The mass grave contained the bodies of five middle-aged men in orange jumpsuits of the kind typically worn by Daesh hostages, Yasser Al Khamees and the Britain-based Syrian Observatory for Human Rights said.
“They were shackled and shot in the head,” said Khamees, who heads a team of first responders.
They were believed to have been killed more than two years ago, he said, adding that his team was not immediately able to identify them.
The grave also included the bodies of three women who were believed to have been stoned to death, Khamees and the observatory said.
“Their skulls were severely fractured and displayed signs of stoning,” the local official added.
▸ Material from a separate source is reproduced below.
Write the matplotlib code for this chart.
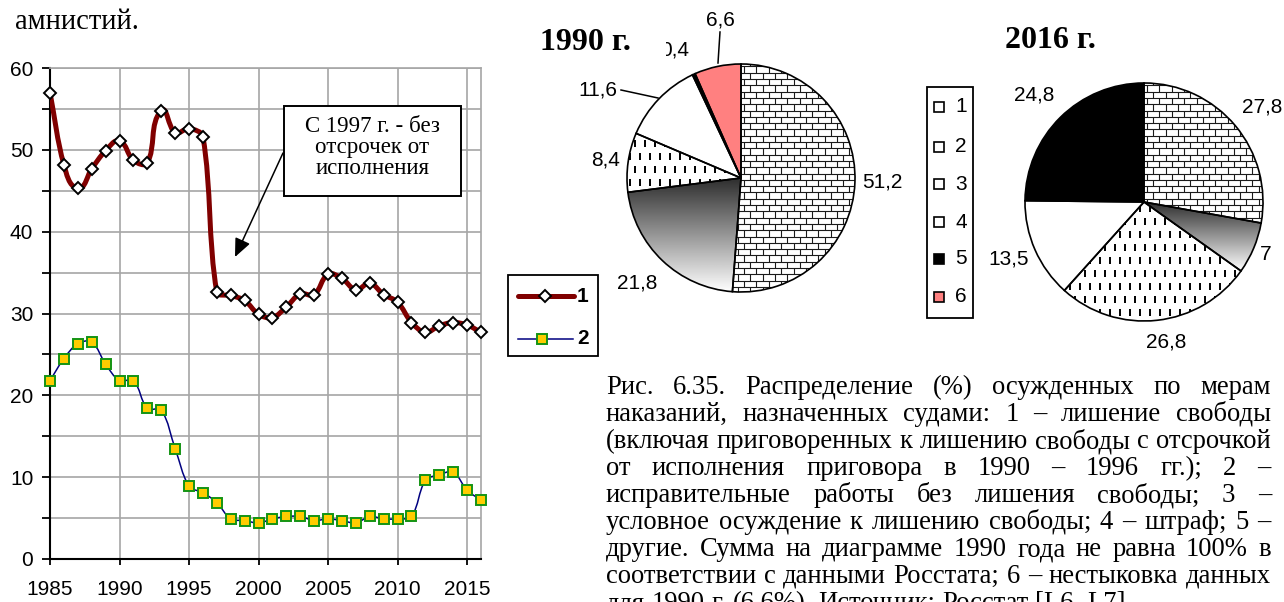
import numpy as np
import matplotlib
matplotlib.use('Agg')
import matplotlib.pyplot as plt
from matplotlib.patches import Rectangle, Wedge, PathPatch
from matplotlib.path import Path
from matplotlib.collections import LineCollection
from matplotlib.lines import Line2D

# ---------------- data ----------------
years = list(range(1985, 2017))
deprivation = [57.0, 48.2, 45.3, 47.7, 49.9, 51.1, 48.7, 48.4, 54.8, 52.1,
               52.6, 51.6, 32.6, 32.2, 31.6, 29.9, 29.5, 30.8, 32.4, 32.3,
               34.8, 34.3, 32.9, 33.7, 32.3, 31.4, 28.9, 27.7, 28.5, 28.9,
               28.6, 27.7]
corrective = [21.8, 24.5, 26.3, 26.5, 23.8, 21.8, 21.8, 18.4, 18.2, 13.5,
              8.9, 8.1, 6.9, 4.9, 4.7, 4.4, 4.9, 5.2, 5.2, 4.7,
              4.9, 4.7, 4.4, 5.2, 4.9, 4.9, 5.2, 9.6, 10.3, 10.6,
              8.4, 7.2]
line_labels = ['1', '2']
x_ticks = [1985, 1990, 1995, 2000, 2005, 2010, 2015]
y_ticks = [0, 10, 20, 30, 40, 50, 60]

pie_categories = ['1', '2', '3', '4', '5', '6']
pie_1990_values = [51.2, 21.8, 8.4, 11.6, 0.4, 6.6]
pie_2016_values = [27.8, 7, 26.8, 13.5, 24.8]
pie_1990_title = '1990 г.'
pie_2016_title = '2016 г.'

annotation_text = 'С 1997 г. - без\nотсрочек от\nисполнения'
top_text = 'амнистий.'
caption_lines = [
    'Рис. 6.35. Распределение (%) осужденных по мерам',
    'наказаний, назначенных судами: 1 – лишение свободы',
    '(включая приговоренных к лишению свободы с отсрочкой',
    'от исполнения приговора в 1990 – 1996 гг.); 2 –',
    'исправительные работы без лишения свободы; 3 –',
    'условное осуждение к лишению свободы; 4 – штраф; 5 –',
    'другие. Сумма на диаграмме 1990 года не равна 100% в',
    'соответствии с данными Росстата; 6 – нестыковка данных',
    'для 1990 г. (6,6%). Источник: Росстат [L6, L7].',
]

# ---------------- setup ----------------
W, H = 1284, 602
DPI = 100
SERIF = 'Liberation Serif'
SANS = 'Liberation Sans'
plt.rcParams['font.family'] = SANS

fig = plt.figure(figsize=(W / DPI, H / DPI), dpi=DPI)
fig.patch.set_facecolor('white')

GRID = '#a6a6a6'
LBL = 15
style1 = dict(color='#800000', lw=3.6)
mk1 = dict(marker='D', ms=6.2, mfc='white', mec='black', mew=1.4)
style2 = dict(color='#000080', lw=1.1)
mk2 = dict(marker='s', ms=6.6, mfc='#FFCC00', mec='#149414', mew=1.4)

# ---------------- line chart ----------------
AX_L, AX_R, AX_T, AX_B = 50, 481, 68, 559
ax = fig.add_axes([AX_L / W, 1 - AX_B / H, (AX_R - AX_L) / W,
                   (AX_B - AX_T) / H])
ax.set_xlim(1985, 2016)
ax.set_ylim(0, 60)
ax.set_xticks(x_ticks)
ax.set_yticks(y_ticks)
ax.set_yticks([5, 15, 25, 35, 45, 55], minor=True)
ax.grid(True, which='both', color=GRID, lw=1.2)
ax.set_axisbelow(True)
for s in ['top', 'right']:
    ax.spines[s].set_color(GRID)
    ax.spines[s].set_linewidth(1.2)
for s in ['left', 'bottom']:
    ax.spines[s].set_color('black')
    ax.spines[s].set_linewidth(1.5)
ax.tick_params(axis='y', which='both', direction='out', length=6, width=1.3,
               labelsize=LBL, pad=6)
ax.tick_params(axis='x', direction='out', length=4, width=1.3,
               labelsize=LBL, pad=11)

# pixel scale of the data axes, used only to shape the smoothing curve
SX = (AX_R - AX_L) / (2016 - 1985)
SY = (AX_B - AX_T) / 60.0


def smooth_path(x, y):
    """Excel-like smoothing: Bezier segments whose control arms are
    proportional to the segment's own length (in screen space)."""
    px = np.asarray(x, float) * SX
    py = np.asarray(y, float) * SY
    n = len(px)
    P = np.column_stack([px, py])
    tang = np.zeros_like(P)
    for i in range(n):
        a = P[max(i - 1, 0)]
        b = P[min(i + 1, n - 1)]
        d = b - a
        tang[i] = d / np.hypot(*d)
    verts = [tuple(P[0])]
    codes = [Path.MOVETO]
    for i in range(n - 1):
        L = np.hypot(*(P[i + 1] - P[i])) / 3.0
        c1 = P[i] + tang[i] * L
        c2 = P[i + 1] - tang[i + 1] * L
        verts += [tuple(c1), tuple(c2), tuple(P[i + 1])]
        codes += [Path.CURVE4] * 3
    verts = np.array(verts)
    verts[:, 0] /= SX
    verts[:, 1] /= SY
    return Path(verts, codes)


ax.add_patch(PathPatch(smooth_path(years, deprivation), fill=False,
                       edgecolor=style1['color'], lw=style1['lw'],
                       capstyle='round', joinstyle='round', zorder=3))
ax.plot(years, deprivation, ls='none', zorder=4, clip_on=False, **mk1)
ax.add_patch(PathPatch(smooth_path(years, corrective), fill=False,
                       edgecolor=style2['color'], lw=style2['lw'], zorder=3))
ax.plot(years, corrective, ls='none', zorder=4, clip_on=False, **mk2)

# ---------------- overlay (pixel coordinates, y up) ----------------
ov = fig.add_axes([0, 0, 1, 1])
ov.patch.set_alpha(0)


def Y(py):
    return H - py


def bricks(patch, z=2, h=6.3, w=12.4):
    bb = patch.get_path().get_extents(patch.get_patch_transform())
    segs = []
    row = int(np.floor(bb.y0 / h))
    y = row * h
    while y < bb.y1 + h:
        segs.append([(bb.x0 - w, y), (bb.x1 + w, y)])
        off = (w / 2) * (row % 2)
        x = np.floor(bb.x0 / w) * w - w + off
        while x < bb.x1 + w:
            segs.append([(x, y), (x, y + h)])
            x += w
        y += h
        row += 1
    lc = LineCollection(segs, colors='#1a1a1a', linewidths=0.8, zorder=z)
    ov.add_collection(lc)
    lc.set_clip_path(patch)


def dashes(patch, z=2, dx=10.0, dy=13.0, L=7.0):
    bb = patch.get_path().get_extents(patch.get_patch_transform())
    segs = []
    row = int(np.floor(bb.y0 / dy))
    y = row * dy
    while y < bb.y1 + dy:
        off = (dx / 2) * (row % 2)
        x = np.floor(bb.x0 / dx) * dx - dx + off
        while x < bb.x1 + dx:
            segs.append([(x, y), (x, y + L)])
            x += dx
        y += dy
        row += 1
    lc = LineCollection(segs, colors='black', linewidths=1.4, zorder=z)
    ov.add_collection(lc)
    lc.set_clip_path(patch)


def gradient(patch, z=2):
    bb = patch.get_path().get_extents(patch.get_patch_transform())
    img = np.linspace(0.18, 1.0, 256)[:, None]
    im = ov.imshow(img, cmap='gray', vmin=0, vmax=1, origin='upper',
                   extent=(bb.x0, bb.x1, bb.y0, bb.y1), aspect='auto',
                   interpolation='bilinear', zorder=z)
    im.set_clip_path(patch)


FILLS = {'1': 'white', '2': 'white', '3': 'white', '4': 'white',
         '5': 'black', '6': '#FF8080'}


def apply_pattern(patch, cat, small=False):
    if cat == '1':
        if small:
            bricks(patch, h=4.0, w=7.0)
        else:
            bricks(patch)
    elif cat == '2':
        gradient(patch)
    elif cat == '3':
        if small:
            dashes(patch, dx=5.0, dy=6.0, L=3.5)
        else:
            dashes(patch)


def fmt(v):
    return ('%g' % v).replace('.', ',')


def draw_pie(values, cx, cy, r, label_pos):
    cats = pie_categories[:len(values)]
    wedges, _ = ov.pie(values, startangle=90, counterclock=False,
                       center=(cx, Y(cy)), radius=r,
                       colors=[FILLS[c] for c in cats],
                       wedgeprops=dict(linewidth=0))
    for wd, c in zip(wedges, cats):
        wd.set_zorder(1)
        apply_pattern(wd, c)
        ov.add_patch(Wedge(wd.center, wd.r, wd.theta1, wd.theta2, fill=False,
                           ec='black', lw=1.2, zorder=4))
    for v, (lx, ly) in zip(values, label_pos):
        ov.text(lx, Y(ly), fmt(v), fontsize=LBL, family=SANS, ha='center',
                va='center', zorder=5)


# 1990 pie
draw_pie(pie_1990_values, 741, 178, 114,
         [(882, 182), (637, 283), (606, 160), (598, 90), (675, 50), (720, 20)])
ov.plot([720, 718], [Y(32), Y(63)], color='black', lw=1.1, zorder=5)
ov.plot([621, 658], [Y(90), Y(98)], color='black', lw=1.1, zorder=5)
ov.add_patch(Rectangle((530, Y(64)), 136, 44, fc='white', ec='none', zorder=6))
ov.text(540, Y(42), pie_1990_title, family=SERIF, fontweight='bold',
        fontsize=23, ha='left', va='center', zorder=7)

# 2016 pie
draw_pie(pie_2016_values, 1144, 202, 119,
         [(1262, 107), (1266, 255), (1166, 342), (1009, 259), (1034, 95)])
ov.text(1005, Y(40), pie_2016_title, family=SERIF, fontweight='bold',
        fontsize=23, ha='left', va='center', zorder=7)

# pie legend
ov.add_patch(Rectangle((927, Y(318)), 46, 231, fc='white', ec='black',
                       lw=1.3, zorder=3))
SQ = 10
for c, py in zip(pie_categories, [107, 147, 184, 222, 259, 297]):
    sq = Rectangle((934, Y(py) - SQ / 2), SQ, SQ, fc=FILLS[c], ec='none',
                   zorder=4)
    ov.add_patch(sq)
    if c in ('1', '2', '3'):
        apply_pattern(sq, c, small=True)
    ov.add_patch(Rectangle((934, Y(py) - SQ / 2), SQ, SQ, fill=False,
                           ec='black', lw=1.2, zorder=5))
    ov.text(955, Y(py), c, fontsize=LBL, family=SANS, ha='left', va='center',
            zorder=5)

# line legend
ov.add_patch(Rectangle((508, Y(356)), 90, 81, fc='white', ec='black', lw=1.3,
                       zorder=3))
ov.add_line(Line2D([518, 574], [Y(296), Y(296)], solid_capstyle='round',
                   zorder=4, **style1))
ov.plot([545], [Y(296)], zorder=5, **mk1)
ov.text(577, Y(296), line_labels[0], fontsize=LBL, fontweight='bold',
        family=SANS, ha='left', va='center', zorder=5)
ov.add_line(Line2D([518, 573], [Y(339), Y(339)], zorder=4, **style2))
ov.plot([542], [Y(339)], zorder=5, **mk2)
ov.text(577, Y(339), line_labels[1], fontsize=LBL, fontweight='bold',
        family=SANS, ha='left', va='center', zorder=5)

# annotation box with arrow
ov.add_patch(Rectangle((284, Y(196)), 177, 90, fc='white', ec='black',
                       lw=1.4, zorder=5))
ov.text(372.5, Y(148), annotation_text, family=SERIF, fontsize=16.5,
        ha='center', va='center', linespacing=1.0, zorder=6)
ov.annotate('', xy=(235, Y(257)), xytext=(283, Y(153)),
            arrowprops=dict(arrowstyle='-|>,head_length=0.8,head_width=0.35',
                            color='black', lw=1.1, mutation_scale=14,
                            shrinkA=0, shrinkB=0), zorder=6)

# ---------------- text ----------------
renderer = fig.canvas.get_renderer()


def text_width(s, size):
    t = fig.text(0, 0, s, fontsize=size, family=SERIF)
    wdt = t.get_window_extent(renderer).width
    t.remove()
    return wdt


top_fs = 10 * 125 / text_width(top_text, 10)
ov.text(15, Y(29), top_text, family=SERIF, fontsize=top_fs, ha='left',
        va='baseline')

CX0, CX1 = 606, 1271
cap_fs = 10 * (CX1 - CX0) / text_width(caption_lines[2], 10)
space_w = text_width('a a', cap_fs) - text_width('aa', cap_fs)
for i, line in enumerate(caption_lines):
    base = Y(394 + 27 * i)
    words = line.split(' ')
    widths = [text_width(wd, cap_fs) for wd in words]
    if i < len(caption_lines) - 1 and len(words) > 1:
        gap = (CX1 - CX0 - sum(widths)) / (len(words) - 1)
    else:
        gap = space_w
    x = CX0
    for wd, ww in zip(words, widths):
        ov.text(x, base, wd, family=SERIF, fontsize=cap_fs, ha='left',
                va='baseline')
        x += ww + gap

ov.set_xlim(0, W)
ov.set_ylim(0, H)
ov.set_aspect('auto')
ov.set_axis_off()

fig.savefig('out.png', dpi=DPI, facecolor='white')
The digger said his team first discovered the mass grave early last month on the southern edges of Raqqa, Daesh’s former Syria capital.
As many as 800 people could be buried there in total, he said.
Its discovery could help identify even more of the several thousand people whose fates remain unknown, including foreigners imprisoned by Daesh.
Daesh took full control of the city of Raqqa in early 2014 and made it the de facto Syrian capital of its infamous cross-border “caliphate”.
US-backed forces ousted Daesh from the devastated city in October 2017, leaving the Raqa Civil Council (RCC) to run it.
The RCC has been retrieving bodies from the rubble across Raqqa, left in ruins by the months-long assault to oust Daesh.
In February, an exhumation team uncovered a mass grave holding an estimated 3,500 people in Raqqa’s Al Fukheikha agricultural suburb — the largest to date.
Several other mass graves have already been identified around the city, including one in the neighbourhood known as “Panorama”, from which more than 900 bodies were exhumed.